Here is where I began to think into a weird spiral: She is right. I am indeed a cis-man, however, does my gender identity mesh with my sexuality? Here be troubled waters methinks.
To me, it would be way easier and better accepted by all parties, if I were a woman who was attracted to lesbians. A lot of accidental hurt feelings (my own and others) would have been avoided if I were born a woman. But I can’t help but feel that being a male is right for me. So there is a difficult dichotomy here.
When trying to explain my sexuality I tend to get a lot of flak from all sides, Lesbians, Straight men and women…
…actually my gay male friends don’t really give me much flak so: thanks boys!
I’ve only known one transgendered person but he was so angry at the world for not being born a man that I didn’t take much of what he said seriously.
I’m not one to get all emotionally scarred and depressed but I do get upset at the lack of understanding.
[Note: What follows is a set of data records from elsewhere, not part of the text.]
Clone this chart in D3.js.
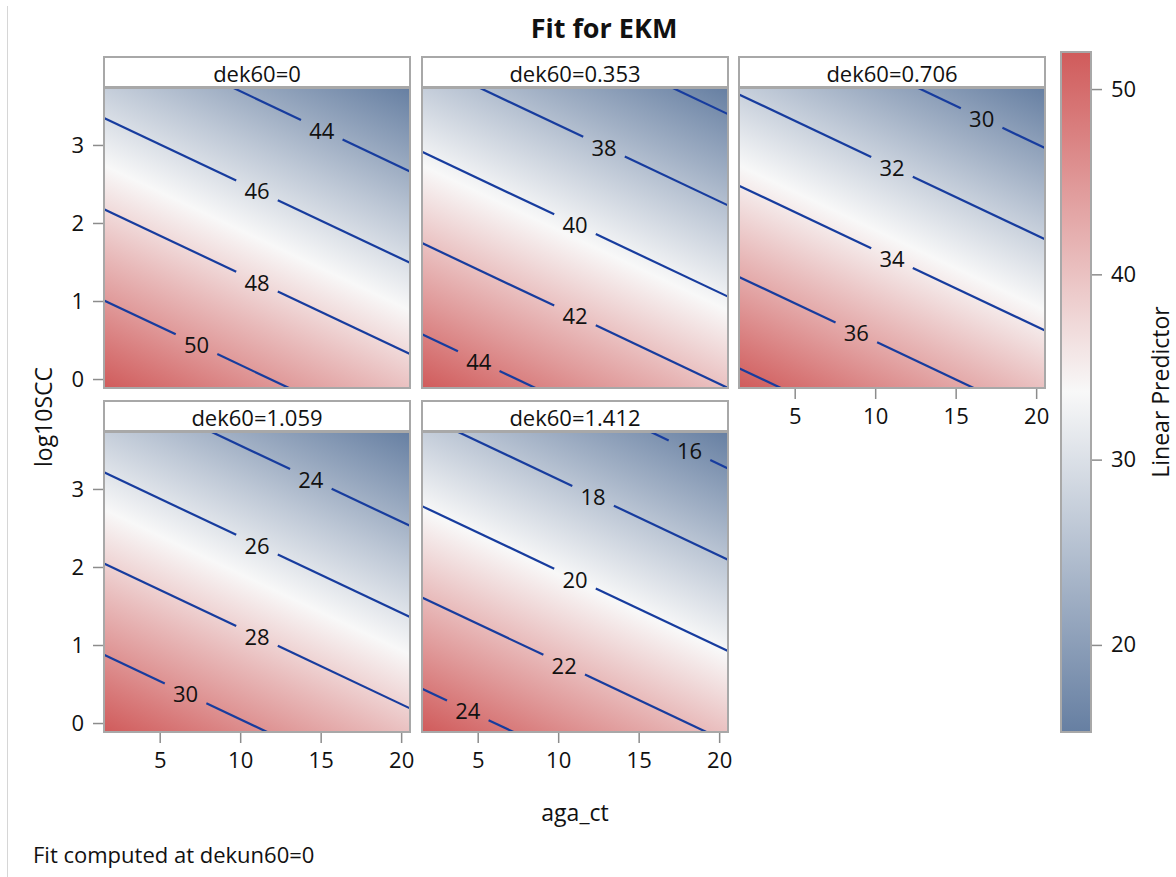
<!DOCTYPE html>
<html>
<head>
<meta charset="utf-8">
<script src="https://cdn.jsdelivr.net/npm/d3@7"></script>
<style>
  body { margin: 0; background: #fff; }
  svg { display: block; font-family: "Open Sans", sans-serif; }
</style>
</head>
<body>
<svg id="chart" width="1176" height="877"></svg>
<script>
// panels (one per dek60 value)
const panelDek = [0, 0.353, 0.706, 1.059, 1.412];
const panelLabels = ["dek60=0", "dek60=0.353", "dek60=0.706", "dek60=1.059", "dek60=1.412"];

// fitted linear predictor
const fitTerms = ["Intercept", "dek60", "aga_ct", "log10SCC"];
const fitEstimates = [51.98, -19.1, -0.167, -1.71];

// contour levels drawn in each panel
const contourLevels = [
  [44, 46, 48, 50],
  [36, 38, 40, 42, 44],
  [30, 32, 34, 36, 38],
  [24, 26, 28, 30],
  [16, 18, 20, 22, 24]
];

const xRange = [1.54, 20.55];
const yRange = [-0.115, 3.73];
const xTicks = [5, 10, 15, 20];
const yTicks = [0, 1, 2, 3];
const legendRange = [15.3, 52.0];
const legendTicks = [20, 30, 40, 50];

const rampColors = ["#667FA2", "#F8F8F8", "#D05B5B"];

const colX = [104, 422, 739];
const rowY = [57, 401];
const headerH = 31, plotW = 306, plotH = 300;
const frameColor = "#a8a8a8";
const lineColor = "#173c9e";

const svg = d3.select("#chart");
const defs = svg.append("defs");

// left page border
svg.append("line")
  .attr("x1", 7.5).attr("x2", 7.5).attr("y1", 6).attr("y2", 877)
  .attr("stroke", "#d6d6d6").attr("stroke-width", 1);

svg.append("text")
  .attr("x", 604).attr("y", 38)
  .attr("text-anchor", "middle")
  .attr("font-size", 27).attr("font-weight", "bold").attr("fill", "#111")
  .text("Fit for EKM");

function predict(dek, x, y) {
  return fitEstimates[0] + fitEstimates[1] * dek + fitEstimates[2] * x + fitEstimates[3] * y;
}

// where a contour level crosses the panel edges (it is a straight line)
function contourEnds(level, dek) {
  const pts = [];
  const base = fitEstimates[0] + fitEstimates[1] * dek;
  xRange.forEach(x => {
    const y = (level - base - fitEstimates[2] * x) / fitEstimates[3];
    if (y >= yRange[0] && y <= yRange[1]) pts.push([x, y]);
  });
  yRange.forEach(y => {
    const x = (level - base - fitEstimates[3] * y) / fitEstimates[2];
    if (x > xRange[0] && x < xRange[1]) pts.push([x, y]);
  });
  return pts.slice(0, 2);
}

panelDek.forEach((dek, i) => {
  const col = i % 3, row = Math.floor(i / 3);
  const left = colX[col];
  const top = rowY[row] + headerH;

  const x = d3.scaleLinear().domain(xRange).range([left, left + plotW]);
  const y = d3.scaleLinear().domain(yRange).range([top + plotH, top]);

  // colour ramp scaled to this panel's own min / max
  const corners = [];
  xRange.forEach(cx => yRange.forEach(cy => corners.push({px: x(cx), py: y(cy), v: predict(dek, cx, cy)})));
  const vMin = d3.min(corners, d => d.v), vMax = d3.max(corners, d => d.v);
  const color = d3.scaleLinear()
    .domain([vMin, (vMin + vMax) / 2, vMax])
    .range(rampColors);

  const lo = corners.find(d => d.v === vMin);
  const gx = fitEstimates[2] * (x.invert(1) - x.invert(0));
  const gy = fitEstimates[3] * (y.invert(1) - y.invert(0));
  const g2 = gx * gx + gy * gy;
  const span = vMax - vMin;

  const grad = defs.append("linearGradient")
    .attr("id", "grad" + i)
    .attr("gradientUnits", "userSpaceOnUse")
    .attr("x1", lo.px).attr("y1", lo.py)
    .attr("x2", lo.px + gx * span / g2).attr("y2", lo.py + gy * span / g2);
  grad.selectAll("stop")
    .data(d3.range(0, 1.0001, 0.1))
    .join("stop")
    .attr("offset", d => d)
    .attr("stop-color", d => color(vMin + d * span));

  const g = svg.append("g");

  g.append("rect")
    .attr("x", left).attr("y", top)
    .attr("width", plotW).attr("height", plotH)
    .attr("fill", `url(#grad${i})`);

  // contours
  contourLevels[i].forEach(level => {
    const ends = contourEnds(level, dek);
    if (ends.length < 2) return;
    const p0 = [x(ends[0][0]), y(ends[0][1])];
    const p1 = [x(ends[1][0]), y(ends[1][1])];
    const len = Math.hypot(p1[0] - p0[0], p1[1] - p0[1]);
    const u = [(p1[0] - p0[0]) / len, (p1[1] - p0[1]) / len];
    const m = [(p0[0] + p1[0]) / 2, (p0[1] + p1[1]) / 2];
    const segs = [];
    if (len > 70) {
      const gap = 23;
      segs.push([p0, [m[0] - u[0] * gap, m[1] - u[1] * gap]]);
      segs.push([[m[0] + u[0] * gap, m[1] + u[1] * gap], p1]);
      g.append("text")
        .attr("x", m[0]).attr("y", m[1])
        .attr("text-anchor", "middle")
        .attr("dominant-baseline", "central")
        .attr("font-size", 22).attr("fill", "#111")
        .text(level);
    } else {
      segs.push([p0, p1]);
    }
    segs.forEach(s => {
      g.append("line")
        .attr("x1", s[0][0]).attr("y1", s[0][1])
        .attr("x2", s[1][0]).attr("y2", s[1][1])
        .attr("stroke", lineColor).attr("stroke-width", 2.2);
    });
  });

  // frame and header strip
  g.append("rect")
    .attr("x", left).attr("y", top)
    .attr("width", plotW).attr("height", plotH)
    .attr("fill", "none").attr("stroke", frameColor).attr("stroke-width", 2);
  g.append("rect")
    .attr("x", left).attr("y", rowY[row])
    .attr("width", plotW).attr("height", headerH - 1)
    .attr("fill", "#fff").attr("stroke", frameColor).attr("stroke-width", 2);
  g.append("text")
    .attr("x", left + plotW / 2).attr("y", rowY[row] + headerH / 2)
    .attr("text-anchor", "middle")
    .attr("dominant-baseline", "central")
    .attr("font-size", 22).attr("fill", "#111")
    .text(panelLabels[i]);

  // axes
  if (col === 0) {
    const ax = svg.append("g")
      .attr("transform", `translate(${left - 1},0)`)
      .call(d3.axisLeft(y).tickValues(yTicks).tickFormat(d3.format("d")).tickSize(10).tickPadding(9));
    styleAxis(ax);
  }
  const isBottom = (i + 3 >= panelDek.length);
  if (isBottom) {
    const ax = svg.append("g")
      .attr("transform", `translate(0,${top + plotH + 1})`)
      .call(d3.axisBottom(x).tickValues(xTicks).tickFormat(d3.format("d")).tickSize(10).tickPadding(9));
    styleAxis(ax);
  }
});

function styleAxis(ax) {
  ax.select(".domain").remove();
  ax.selectAll(".tick line").attr("stroke", "#8c8c8c").attr("stroke-width", 1.5);
  ax.selectAll(".tick text")
    .attr("font-size", 22)
    .attr("font-family", "'Open Sans', sans-serif")
    .attr("fill", "#111");
}

// axis titles
svg.append("text")
  .attr("transform", "translate(43,417) rotate(-90)")
  .attr("text-anchor", "middle")
  .attr("dominant-baseline", "central")
  .attr("font-size", 23).attr("fill", "#111")
  .text("log10SCC");

svg.append("text")
  .attr("x", 575).attr("y", 821)
  .attr("text-anchor", "middle")
  .attr("font-size", 23).attr("fill", "#111")
  .text("aga_ct");

svg.append("text")
  .attr("x", 33).attr("y", 863)
  .attr("font-size", 22).attr("fill", "#111")
  .text("Fit computed at dekun60=0");

// colour legend
const legendTop = 52, legendBottom = 732, legendX = 1061, legendW = 30;
const legendScale = d3.scaleLinear().domain(legendRange).range([legendBottom, legendTop]);
const legendColor = d3.scaleLinear()
  .domain([legendRange[0], (legendRange[0] + legendRange[1]) / 2, legendRange[1]])
  .range(rampColors);

const lg = defs.append("linearGradient")
  .attr("id", "legendGrad")
  .attr("x1", "0%").attr("y1", "100%")
  .attr("x2", "0%").attr("y2", "0%");
lg.selectAll("stop")
  .data(d3.range(0, 1.0001, 0.1))
  .join("stop")
  .attr("offset", d => d)
  .attr("stop-color", d => legendColor(legendRange[0] + d * (legendRange[1] - legendRange[0])));

svg.append("rect")
  .attr("x", legendX).attr("y", legendTop)
  .attr("width", legendW).attr("height", legendBottom - legendTop)
  .attr("fill", "url(#legendGrad)")
  .attr("stroke", frameColor).attr("stroke-width", 2);

const lax = svg.append("g")
  .attr("transform", `translate(${legendX + legendW + 1},0)`)
  .call(d3.axisRight(legendScale).tickValues(legendTicks).tickSize(10).tickPadding(9));
styleAxis(lax);

svg.append("text")
  .attr("transform", "translate(1160,392) rotate(-90)")
  .attr("text-anchor", "middle")
  .attr("dominant-baseline", "central")
  .attr("font-size", 23).attr("fill", "#111")
  .text("Linear Predictor");
</script>
</body>
</html>
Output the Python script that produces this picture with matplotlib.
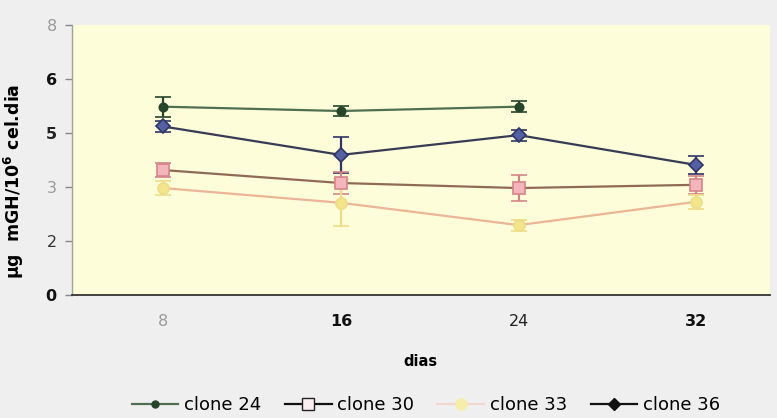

In some ways I feel less accepted than those in the LGBT community, because not only do I get looks of displeasure from the so called “normal people” but most of the disapproval comes from the community you’d imagine I could actually connect with.
So here is my hardship. Because of semantics and classifications that put some of us in boxes we might not belong in and which hold others of us in fear of being seen as something that doesn’t fit in a box because of… fear of rejection from a community? …fear of letting go of an identity classification they worked so hard for? – For me the issue of sexuality and gender identity has become thoroughly muddled.
This article began as an explanation of relationships evolved into a deep look into who I am. It wasn’t my intention, but the topics are related. My wife accepts me for who I am and I accept her. That is what’s most important.
I suppose in the end the only thing that matters is this: I’m glad I married my best friend.